■ Directions: The listing below begins with the first line you should copy; stop after the line containing "function pair(xs, ys)", and drop every picture.

/---

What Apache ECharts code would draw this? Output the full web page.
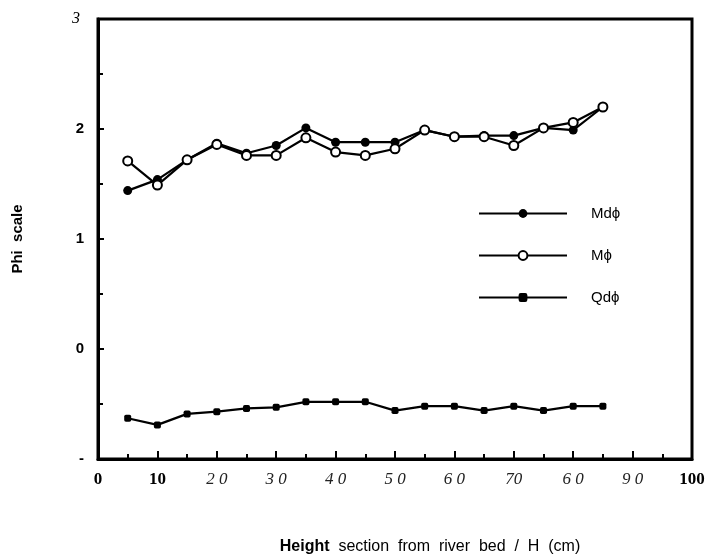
<!DOCTYPE html>
<html>
<head>
<meta charset="utf-8">
<script src="https://cdn.jsdelivr.net/npm/echarts@6/dist/echarts.min.js"></script>
<style>html,body{margin:0;padding:0;background:#fff}#c{width:712px;height:560px}</style>
</head>
<body>
<div id="c"></div>
<script>
var heights = [5, 10, 15, 20, 25, 30, 35, 40, 45, 50, 55, 60, 65, 70, 75, 80, 85];
var mdPhi = [1.44, 1.54, 1.72, 1.87, 1.78, 1.85, 2.01, 1.88, 1.88, 1.88, 1.99, 1.93, 1.94, 1.94, 2.01, 1.99, 2.2];
var mPhi  = [1.71, 1.49, 1.72, 1.86, 1.76, 1.76, 1.92, 1.79, 1.76, 1.82, 1.99, 1.93, 1.93, 1.85, 2.01, 2.06, 2.2];
var qdPhi = [-0.63, -0.69, -0.59, -0.57, -0.54, -0.53, -0.48, -0.48, -0.48, -0.56, -0.52, -0.52, -0.56, -0.52, -0.56, -0.52, -0.52];
var seriesNames = ['Mdϕ', 'Mϕ', 'Qdϕ'];
var xTickValues = [0, 10, 20, 30, 40, 50, 60, 70, 80, 90, 100];
var xTickLabels = ['0', '10', '2 0', '3 0', '4 0', '5 0', '6 0', '70', '6 0', '9 0', '100'];
var yTickValues = [-1, 0, 1, 2, 3];
var yTickLabels = ['-', '0', '1', '2', '3'];
var xTitleBold = 'Height';
var xTitleRest = '  section  from  river  bed  /  H  (cm)';
var yTitle = 'Phi  scale';

function pair(xs, ys) { return xs.map(function (x, i) { return [x, ys[i]]; }); }

var chart = echarts.init(document.getElementById('c'), null, {renderer: 'canvas'});
var lineBase = {type: 'line', lineStyle: {color: '#000', width: 2.2}, itemStyle: {color: '#000'}, animation: false};
chart.setOption({
  backgroundColor: '#fff',
  grid: {left: 98, right: 20, top: 19, bottom: 91, show: true, borderColor: '#000', borderWidth: 3},
  legend: {
    orient: 'vertical', left: 473, top: 201, itemWidth: 88, itemHeight: 11, itemGap: 27,
    data: seriesNames,
    textStyle: {fontFamily: 'Liberation Sans', fontSize: 15, color: '#000', padding: [0, 0, 0, 19]}
  },
  xAxis: {
    type: 'value', min: 0, max: 100, interval: 10,
    axisLine: {show: true, onZero: false, lineStyle: {color: '#000', width: 3}},
    axisTick: {show: true, inside: true, length: 8, lineStyle: {color: '#000', width: 2}},
    minorTick: {show: true, splitNumber: 2, length: 5, lineStyle: {color: '#000', width: 2}},
    splitLine: {show: false},
    axisLabel: {
      margin: 12,
      formatter: function (v) {
        var i = xTickValues.indexOf(v);
        if (i < 0) return '';
        var t = xTickLabels[i];
        return (t === '0' || t === '10' || t === '100') ? '{b|' + t + '}' : '{i|' + t + '}';
      },
      rich: {
        b: {fontFamily: 'Liberation Serif', fontWeight: 'bold', fontSize: 17, color: '#000'},
        i: {fontFamily: 'Liberation Serif', fontStyle: 'italic', fontSize: 17, color: '#222'}
      }
    },
    name: '{b|' + xTitleBold + '}{r|' + xTitleRest + '}',
    nameLocation: 'middle', nameGap: 80,
    nameTextStyle: {
      padding: [0, 0, 0, 70],
      rich: {
        b: {fontFamily: 'Liberation Sans', fontWeight: 'bold', fontSize: 16, color: '#000'},
        r: {fontFamily: 'Liberation Sans', fontSize: 16, color: '#000'}
      }
    }
  },
  yAxis: {
    type: 'value', min: -1, max: 3, interval: 1,
    axisLine: {show: true, onZero: false, lineStyle: {color: '#000', width: 3}},
    axisTick: {show: true, inside: true, length: 6, lineStyle: {color: '#000', width: 2}},
    minorTick: {show: true, splitNumber: 2, length: 5, lineStyle: {color: '#000', width: 2}},
    splitLine: {show: false},
    axisLabel: {
      margin: 14,
      formatter: function (v) {
        var i = yTickValues.indexOf(v);
        if (i < 0) return '';
        var t = yTickLabels[i];
        return t === '3' ? '{i|' + t + '}' : '{s|' + t + '}';
      },
      rich: {
        s: {fontFamily: 'Liberation Sans', fontWeight: 'bold', fontSize: 15, color: '#000'},
        i: {fontFamily: 'Liberation Serif', fontStyle: 'italic', fontSize: 16, color: '#000', padding: [0, 4, 0, 0]}
      }
    },
    name: yTitle, nameLocation: 'middle', nameGap: 73,
    nameTextStyle: {fontFamily: 'Liberation Sans', fontWeight: 'bold', fontSize: 15, color: '#000'}
  },
  series: [
    Object.assign({}, lineBase, {name: seriesNames[0], data: pair(heights, mdPhi), symbol: 'circle', symbolSize: 9, z: 3}),
    Object.assign({}, lineBase, {name: seriesNames[1], data: pair(heights, mPhi), symbol: 'circle', symbolSize: 9,
      itemStyle: {color: '#fff', borderColor: '#000', borderWidth: 2}, z: 4}),
    Object.assign({}, lineBase, {name: seriesNames[2], data: pair(heights, qdPhi), symbol: 'roundRect', symbolSize: 7, z: 3})
  ]
});
</script>
</body>
</html>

\---

■ Solution below:
What Apache ECharts code would draw this? Output the full web page.
<!DOCTYPE html>
<html>
<head>
<meta charset="utf-8">
<script src="https://cdn.jsdelivr.net/npm/echarts@6/dist/echarts.min.js"></script>
<style>html,body{margin:0;padding:0;background:#fff}#c{width:712px;height:560px}</style>
</head>
<body>
<div id="c"></div>
<script>
var heights = [5, 10, 15, 20, 25, 30, 35, 40, 45, 50, 55, 60, 65, 70, 75, 80, 85];
var mdPhi = [1.44, 1.54, 1.72, 1.87, 1.78, 1.85, 2.01, 1.88, 1.88, 1.88, 1.99, 1.93, 1.94, 1.94, 2.01, 1.99, 2.2];
var mPhi  = [1.71, 1.49, 1.72, 1.86, 1.76, 1.76, 1.92, 1.79, 1.76, 1.82, 1.99, 1.93, 1.93, 1.85, 2.01, 2.06, 2.2];
var qdPhi = [-0.63, -0.69, -0.59, -0.57, -0.54, -0.53, -0.48, -0.48, -0.48, -0.56, -0.52, -0.52, -0.56, -0.52, -0.56, -0.52, -0.52];
var seriesNames = ['Mdϕ', 'Mϕ', 'Qdϕ'];
var xTickValues = [0, 10, 20, 30, 40, 50, 60, 70, 80, 90, 100];
var xTickLabels = ['0', '10', '2 0', '3 0', '4 0', '5 0', '6 0', '70', '6 0', '9 0', '100'];
var yTickValues = [-1, 0, 1, 2, 3];
var yTickLabels = ['-', '0', '1', '2', '3'];
var xTitleBold = 'Height';
var xTitleRest = '  section  from  river  bed  /  H  (cm)';
var yTitle = 'Phi  scale';

function pair(xs, ys) { return xs.map(function (x, i) { return [x, ys[i]]; }); }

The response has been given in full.